> _BRIEF_: Lines with "Generate a Python" and "actual_start = [27, 32, 36, 37, 38, 39, 41, 42]" mark the range, both included. Reproduce exactly that stretch, without pictures.

> _DATA IN THIS EXERCISE_:
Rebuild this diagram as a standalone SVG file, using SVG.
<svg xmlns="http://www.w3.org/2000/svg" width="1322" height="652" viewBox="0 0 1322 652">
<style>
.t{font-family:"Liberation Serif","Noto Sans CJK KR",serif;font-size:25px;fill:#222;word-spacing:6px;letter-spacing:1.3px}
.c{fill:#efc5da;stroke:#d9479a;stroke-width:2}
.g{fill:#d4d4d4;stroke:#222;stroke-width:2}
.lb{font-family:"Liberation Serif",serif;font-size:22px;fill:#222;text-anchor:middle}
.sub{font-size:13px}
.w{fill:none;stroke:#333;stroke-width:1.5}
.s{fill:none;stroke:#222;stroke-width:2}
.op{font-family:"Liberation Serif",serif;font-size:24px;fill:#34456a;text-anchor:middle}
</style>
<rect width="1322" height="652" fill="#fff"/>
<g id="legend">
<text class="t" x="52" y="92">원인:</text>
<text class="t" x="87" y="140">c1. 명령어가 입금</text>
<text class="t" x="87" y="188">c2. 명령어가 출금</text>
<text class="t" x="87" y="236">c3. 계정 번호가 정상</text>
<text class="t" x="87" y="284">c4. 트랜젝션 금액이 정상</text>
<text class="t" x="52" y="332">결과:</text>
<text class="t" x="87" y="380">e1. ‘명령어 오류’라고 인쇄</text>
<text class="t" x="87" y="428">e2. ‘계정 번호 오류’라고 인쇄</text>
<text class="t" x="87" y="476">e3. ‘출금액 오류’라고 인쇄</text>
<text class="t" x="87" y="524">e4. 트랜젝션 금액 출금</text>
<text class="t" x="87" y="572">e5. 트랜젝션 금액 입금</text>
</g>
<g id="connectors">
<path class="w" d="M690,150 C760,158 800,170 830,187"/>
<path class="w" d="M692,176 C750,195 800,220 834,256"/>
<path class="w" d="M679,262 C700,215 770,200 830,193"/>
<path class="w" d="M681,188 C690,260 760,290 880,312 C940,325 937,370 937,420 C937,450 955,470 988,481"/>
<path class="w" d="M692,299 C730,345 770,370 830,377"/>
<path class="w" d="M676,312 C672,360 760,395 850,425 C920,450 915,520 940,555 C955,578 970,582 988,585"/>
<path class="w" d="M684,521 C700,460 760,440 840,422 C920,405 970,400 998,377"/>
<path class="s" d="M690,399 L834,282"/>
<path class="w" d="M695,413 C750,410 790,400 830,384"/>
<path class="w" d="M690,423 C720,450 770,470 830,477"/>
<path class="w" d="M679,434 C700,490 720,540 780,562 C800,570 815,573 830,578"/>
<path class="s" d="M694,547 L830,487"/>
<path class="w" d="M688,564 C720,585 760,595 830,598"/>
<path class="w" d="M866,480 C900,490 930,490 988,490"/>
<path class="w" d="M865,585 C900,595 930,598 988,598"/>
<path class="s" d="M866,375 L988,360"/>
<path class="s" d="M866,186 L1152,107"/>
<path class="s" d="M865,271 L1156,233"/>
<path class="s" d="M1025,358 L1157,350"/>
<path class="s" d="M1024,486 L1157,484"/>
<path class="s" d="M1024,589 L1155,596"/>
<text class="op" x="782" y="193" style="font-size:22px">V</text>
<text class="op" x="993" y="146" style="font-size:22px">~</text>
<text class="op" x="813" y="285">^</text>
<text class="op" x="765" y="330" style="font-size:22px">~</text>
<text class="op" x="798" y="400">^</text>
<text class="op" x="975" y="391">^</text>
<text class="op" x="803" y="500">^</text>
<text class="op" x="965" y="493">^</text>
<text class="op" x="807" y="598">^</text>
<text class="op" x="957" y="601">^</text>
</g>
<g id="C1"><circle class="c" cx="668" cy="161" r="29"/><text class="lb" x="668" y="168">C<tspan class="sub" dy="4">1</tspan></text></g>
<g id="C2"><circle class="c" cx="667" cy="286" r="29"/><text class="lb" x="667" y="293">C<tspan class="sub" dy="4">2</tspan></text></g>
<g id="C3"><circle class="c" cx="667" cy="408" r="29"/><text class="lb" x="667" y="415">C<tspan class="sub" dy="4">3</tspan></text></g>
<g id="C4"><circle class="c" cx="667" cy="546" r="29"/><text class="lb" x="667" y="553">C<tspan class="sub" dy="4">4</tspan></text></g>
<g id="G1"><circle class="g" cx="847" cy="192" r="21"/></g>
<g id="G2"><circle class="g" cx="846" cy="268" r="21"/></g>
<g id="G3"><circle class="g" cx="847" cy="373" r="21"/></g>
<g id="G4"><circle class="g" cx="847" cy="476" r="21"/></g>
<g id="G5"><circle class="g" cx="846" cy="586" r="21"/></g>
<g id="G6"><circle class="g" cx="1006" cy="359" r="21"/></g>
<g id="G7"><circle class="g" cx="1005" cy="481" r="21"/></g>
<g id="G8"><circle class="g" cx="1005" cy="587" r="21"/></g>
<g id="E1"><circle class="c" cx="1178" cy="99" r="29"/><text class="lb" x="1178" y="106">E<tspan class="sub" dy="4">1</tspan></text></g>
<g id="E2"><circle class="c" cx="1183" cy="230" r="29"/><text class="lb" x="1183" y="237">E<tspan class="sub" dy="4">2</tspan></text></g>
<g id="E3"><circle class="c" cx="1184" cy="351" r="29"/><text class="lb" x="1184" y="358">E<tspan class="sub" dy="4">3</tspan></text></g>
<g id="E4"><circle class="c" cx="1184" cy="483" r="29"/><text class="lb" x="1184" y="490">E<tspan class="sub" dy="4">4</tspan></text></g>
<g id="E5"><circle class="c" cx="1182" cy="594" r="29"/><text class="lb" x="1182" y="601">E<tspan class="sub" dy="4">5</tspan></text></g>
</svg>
...
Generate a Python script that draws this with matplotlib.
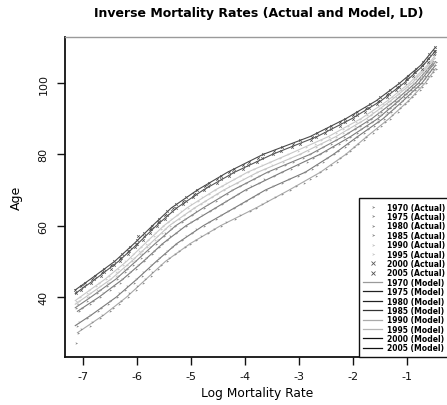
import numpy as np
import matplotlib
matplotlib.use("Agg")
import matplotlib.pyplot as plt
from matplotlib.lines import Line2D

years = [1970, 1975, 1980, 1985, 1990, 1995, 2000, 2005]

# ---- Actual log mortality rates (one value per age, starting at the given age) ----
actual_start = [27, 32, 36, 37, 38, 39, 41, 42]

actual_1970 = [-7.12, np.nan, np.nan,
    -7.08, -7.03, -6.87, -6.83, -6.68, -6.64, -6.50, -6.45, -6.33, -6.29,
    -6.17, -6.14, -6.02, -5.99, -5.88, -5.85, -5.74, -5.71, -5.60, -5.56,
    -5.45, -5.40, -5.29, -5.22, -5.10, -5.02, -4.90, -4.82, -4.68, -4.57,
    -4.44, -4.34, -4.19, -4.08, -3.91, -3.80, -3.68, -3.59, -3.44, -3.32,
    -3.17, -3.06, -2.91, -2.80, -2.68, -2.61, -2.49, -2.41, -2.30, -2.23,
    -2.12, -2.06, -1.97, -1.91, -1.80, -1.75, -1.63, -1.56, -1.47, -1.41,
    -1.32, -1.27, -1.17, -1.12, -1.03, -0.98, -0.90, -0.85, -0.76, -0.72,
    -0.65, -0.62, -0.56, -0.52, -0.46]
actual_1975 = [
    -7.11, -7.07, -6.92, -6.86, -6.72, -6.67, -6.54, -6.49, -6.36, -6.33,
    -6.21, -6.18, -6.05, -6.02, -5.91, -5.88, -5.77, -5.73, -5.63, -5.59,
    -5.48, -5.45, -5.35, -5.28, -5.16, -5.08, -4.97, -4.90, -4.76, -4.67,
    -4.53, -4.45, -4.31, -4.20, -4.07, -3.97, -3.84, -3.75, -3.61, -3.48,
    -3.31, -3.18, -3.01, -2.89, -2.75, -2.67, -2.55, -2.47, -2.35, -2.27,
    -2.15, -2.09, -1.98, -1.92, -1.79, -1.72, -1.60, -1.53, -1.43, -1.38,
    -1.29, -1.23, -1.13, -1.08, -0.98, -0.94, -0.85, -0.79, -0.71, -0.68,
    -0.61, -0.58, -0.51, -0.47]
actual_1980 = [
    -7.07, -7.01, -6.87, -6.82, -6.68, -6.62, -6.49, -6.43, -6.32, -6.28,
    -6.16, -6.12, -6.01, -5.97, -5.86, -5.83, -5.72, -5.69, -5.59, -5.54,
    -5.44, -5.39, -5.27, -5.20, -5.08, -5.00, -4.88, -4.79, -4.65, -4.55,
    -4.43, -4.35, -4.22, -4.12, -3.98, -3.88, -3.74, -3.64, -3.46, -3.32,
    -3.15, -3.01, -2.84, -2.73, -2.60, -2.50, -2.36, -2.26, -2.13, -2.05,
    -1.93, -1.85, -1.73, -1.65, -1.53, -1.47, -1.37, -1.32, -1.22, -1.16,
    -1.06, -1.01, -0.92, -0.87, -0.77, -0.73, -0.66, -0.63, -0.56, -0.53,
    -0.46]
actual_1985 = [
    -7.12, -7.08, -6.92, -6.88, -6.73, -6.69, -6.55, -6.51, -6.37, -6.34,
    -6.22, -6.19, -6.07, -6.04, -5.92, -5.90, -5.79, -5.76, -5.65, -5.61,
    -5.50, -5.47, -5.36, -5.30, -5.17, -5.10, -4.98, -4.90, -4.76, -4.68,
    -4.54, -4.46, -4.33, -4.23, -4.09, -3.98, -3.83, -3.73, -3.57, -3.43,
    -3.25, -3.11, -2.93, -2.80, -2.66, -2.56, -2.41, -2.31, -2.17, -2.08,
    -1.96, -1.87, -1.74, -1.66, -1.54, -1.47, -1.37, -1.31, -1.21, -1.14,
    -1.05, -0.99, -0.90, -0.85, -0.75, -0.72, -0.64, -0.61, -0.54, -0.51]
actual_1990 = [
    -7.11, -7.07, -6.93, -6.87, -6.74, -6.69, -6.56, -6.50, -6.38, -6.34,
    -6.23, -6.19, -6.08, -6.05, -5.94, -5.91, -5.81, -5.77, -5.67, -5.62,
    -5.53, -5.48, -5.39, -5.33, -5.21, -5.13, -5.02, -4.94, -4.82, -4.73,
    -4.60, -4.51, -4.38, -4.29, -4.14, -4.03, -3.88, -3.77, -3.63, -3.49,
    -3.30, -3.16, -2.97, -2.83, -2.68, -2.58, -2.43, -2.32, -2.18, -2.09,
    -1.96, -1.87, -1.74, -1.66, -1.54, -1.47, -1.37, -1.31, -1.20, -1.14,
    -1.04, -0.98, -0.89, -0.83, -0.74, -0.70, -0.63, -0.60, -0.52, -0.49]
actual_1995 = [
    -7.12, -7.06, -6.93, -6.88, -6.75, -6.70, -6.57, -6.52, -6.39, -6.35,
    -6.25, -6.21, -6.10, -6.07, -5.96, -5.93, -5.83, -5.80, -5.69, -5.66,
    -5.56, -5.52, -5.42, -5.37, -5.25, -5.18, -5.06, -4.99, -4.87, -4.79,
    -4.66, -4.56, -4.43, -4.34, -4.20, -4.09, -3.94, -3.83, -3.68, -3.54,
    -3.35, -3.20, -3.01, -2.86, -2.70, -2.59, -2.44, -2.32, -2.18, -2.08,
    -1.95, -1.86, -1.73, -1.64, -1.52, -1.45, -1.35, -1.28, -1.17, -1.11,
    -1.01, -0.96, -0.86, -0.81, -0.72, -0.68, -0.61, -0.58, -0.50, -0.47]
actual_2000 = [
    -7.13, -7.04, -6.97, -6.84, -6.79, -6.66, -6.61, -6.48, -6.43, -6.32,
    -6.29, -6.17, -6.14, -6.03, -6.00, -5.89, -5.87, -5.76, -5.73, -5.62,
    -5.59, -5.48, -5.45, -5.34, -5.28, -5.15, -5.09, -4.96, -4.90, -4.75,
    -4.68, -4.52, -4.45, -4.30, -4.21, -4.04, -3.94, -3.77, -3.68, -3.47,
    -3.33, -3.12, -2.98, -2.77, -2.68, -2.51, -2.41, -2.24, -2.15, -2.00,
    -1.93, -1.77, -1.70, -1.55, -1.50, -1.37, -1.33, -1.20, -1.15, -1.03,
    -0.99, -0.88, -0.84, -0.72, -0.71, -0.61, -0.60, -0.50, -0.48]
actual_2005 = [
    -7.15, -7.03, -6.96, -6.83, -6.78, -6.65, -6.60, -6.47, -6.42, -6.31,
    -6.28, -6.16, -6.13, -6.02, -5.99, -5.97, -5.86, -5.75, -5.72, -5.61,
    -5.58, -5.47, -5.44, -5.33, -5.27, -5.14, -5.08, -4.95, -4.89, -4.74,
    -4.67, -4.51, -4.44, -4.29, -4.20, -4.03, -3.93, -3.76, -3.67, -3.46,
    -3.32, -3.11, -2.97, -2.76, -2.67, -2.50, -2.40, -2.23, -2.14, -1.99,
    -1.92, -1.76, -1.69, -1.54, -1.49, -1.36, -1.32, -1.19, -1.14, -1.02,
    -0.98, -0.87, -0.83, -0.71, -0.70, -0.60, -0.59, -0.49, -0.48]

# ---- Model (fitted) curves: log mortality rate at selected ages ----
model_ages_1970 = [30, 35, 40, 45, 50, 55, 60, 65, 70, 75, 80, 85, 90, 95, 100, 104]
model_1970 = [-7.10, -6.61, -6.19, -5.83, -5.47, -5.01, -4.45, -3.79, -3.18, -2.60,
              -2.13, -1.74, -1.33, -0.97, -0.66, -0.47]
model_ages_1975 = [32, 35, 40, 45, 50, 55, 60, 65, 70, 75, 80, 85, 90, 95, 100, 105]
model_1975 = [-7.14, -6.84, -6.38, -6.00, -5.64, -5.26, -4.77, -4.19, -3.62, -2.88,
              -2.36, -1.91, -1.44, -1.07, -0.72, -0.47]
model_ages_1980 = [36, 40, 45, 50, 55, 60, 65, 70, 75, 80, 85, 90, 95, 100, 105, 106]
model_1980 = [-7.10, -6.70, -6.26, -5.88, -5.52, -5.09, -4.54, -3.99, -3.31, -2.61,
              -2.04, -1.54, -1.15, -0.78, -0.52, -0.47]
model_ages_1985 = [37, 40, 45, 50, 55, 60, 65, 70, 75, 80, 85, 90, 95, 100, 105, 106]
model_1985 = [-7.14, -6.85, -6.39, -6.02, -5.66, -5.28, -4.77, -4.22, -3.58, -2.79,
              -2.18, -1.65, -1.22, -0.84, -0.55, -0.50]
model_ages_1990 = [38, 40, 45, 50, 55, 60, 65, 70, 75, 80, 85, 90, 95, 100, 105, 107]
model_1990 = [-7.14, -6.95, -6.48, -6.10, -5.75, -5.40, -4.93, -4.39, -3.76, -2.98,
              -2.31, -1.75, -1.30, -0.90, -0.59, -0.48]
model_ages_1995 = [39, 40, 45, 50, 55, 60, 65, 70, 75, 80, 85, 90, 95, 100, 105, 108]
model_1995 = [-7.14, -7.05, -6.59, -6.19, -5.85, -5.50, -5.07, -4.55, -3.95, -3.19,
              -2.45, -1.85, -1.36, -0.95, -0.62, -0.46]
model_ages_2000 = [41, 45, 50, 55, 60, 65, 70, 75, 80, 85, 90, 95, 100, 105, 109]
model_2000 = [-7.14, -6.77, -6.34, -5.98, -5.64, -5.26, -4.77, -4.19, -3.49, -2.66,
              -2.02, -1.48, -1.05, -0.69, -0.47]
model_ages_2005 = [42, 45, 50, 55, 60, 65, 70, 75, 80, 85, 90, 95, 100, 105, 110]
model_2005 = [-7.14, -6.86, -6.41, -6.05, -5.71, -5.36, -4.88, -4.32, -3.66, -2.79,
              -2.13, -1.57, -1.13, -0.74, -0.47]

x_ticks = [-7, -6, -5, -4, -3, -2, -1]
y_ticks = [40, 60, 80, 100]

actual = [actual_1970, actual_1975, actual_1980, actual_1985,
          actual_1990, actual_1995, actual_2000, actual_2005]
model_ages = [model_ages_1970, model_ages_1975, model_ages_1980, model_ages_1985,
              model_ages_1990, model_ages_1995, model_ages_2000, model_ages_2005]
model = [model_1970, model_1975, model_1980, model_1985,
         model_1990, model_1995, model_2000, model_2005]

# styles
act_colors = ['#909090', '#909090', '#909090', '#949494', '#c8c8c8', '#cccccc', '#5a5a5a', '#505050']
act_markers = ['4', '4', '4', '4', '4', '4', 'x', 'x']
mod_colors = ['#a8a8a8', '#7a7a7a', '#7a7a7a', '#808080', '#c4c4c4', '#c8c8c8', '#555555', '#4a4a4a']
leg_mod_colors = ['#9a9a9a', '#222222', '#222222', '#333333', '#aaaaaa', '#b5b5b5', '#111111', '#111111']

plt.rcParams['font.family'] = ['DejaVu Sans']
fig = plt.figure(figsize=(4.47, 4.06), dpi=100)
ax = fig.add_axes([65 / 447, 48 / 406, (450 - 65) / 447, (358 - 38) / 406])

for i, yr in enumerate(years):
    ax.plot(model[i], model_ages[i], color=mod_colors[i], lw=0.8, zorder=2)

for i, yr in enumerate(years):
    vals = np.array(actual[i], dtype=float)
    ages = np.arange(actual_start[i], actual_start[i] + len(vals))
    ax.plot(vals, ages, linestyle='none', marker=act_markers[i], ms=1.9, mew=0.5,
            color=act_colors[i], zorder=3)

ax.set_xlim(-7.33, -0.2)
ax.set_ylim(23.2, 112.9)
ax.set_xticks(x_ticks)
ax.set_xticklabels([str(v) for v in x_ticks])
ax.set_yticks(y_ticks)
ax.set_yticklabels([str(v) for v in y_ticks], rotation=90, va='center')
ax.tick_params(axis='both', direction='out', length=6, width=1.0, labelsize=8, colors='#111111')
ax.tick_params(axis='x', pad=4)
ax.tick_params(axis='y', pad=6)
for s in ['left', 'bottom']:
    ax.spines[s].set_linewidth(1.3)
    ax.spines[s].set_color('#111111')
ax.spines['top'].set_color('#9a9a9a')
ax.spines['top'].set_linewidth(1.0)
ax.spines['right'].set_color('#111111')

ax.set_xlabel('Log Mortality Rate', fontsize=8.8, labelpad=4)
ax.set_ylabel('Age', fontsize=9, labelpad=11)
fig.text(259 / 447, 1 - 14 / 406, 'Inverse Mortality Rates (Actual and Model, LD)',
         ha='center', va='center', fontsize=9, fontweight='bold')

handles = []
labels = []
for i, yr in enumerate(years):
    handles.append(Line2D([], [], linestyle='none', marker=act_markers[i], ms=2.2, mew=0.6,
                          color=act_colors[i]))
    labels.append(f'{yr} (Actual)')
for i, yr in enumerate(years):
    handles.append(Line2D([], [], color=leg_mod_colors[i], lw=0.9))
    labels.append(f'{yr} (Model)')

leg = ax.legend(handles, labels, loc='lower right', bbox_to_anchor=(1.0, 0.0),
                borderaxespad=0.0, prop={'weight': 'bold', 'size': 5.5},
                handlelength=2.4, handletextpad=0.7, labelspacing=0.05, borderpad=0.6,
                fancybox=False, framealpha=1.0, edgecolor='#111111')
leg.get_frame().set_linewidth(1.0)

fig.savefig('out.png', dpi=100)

> _WRITTEN REPLY_:
Generate a Python script that draws this with matplotlib.
import numpy as np
import matplotlib
matplotlib.use("Agg")
import matplotlib.pyplot as plt
from matplotlib.lines import Line2D

years = [1970, 1975, 1980, 1985, 1990, 1995, 2000, 2005]

# ---- Actual log mortality rates (one value per age, starting at the given age) ----
actual_start = [27, 32, 36, 37, 38, 39, 41, 42]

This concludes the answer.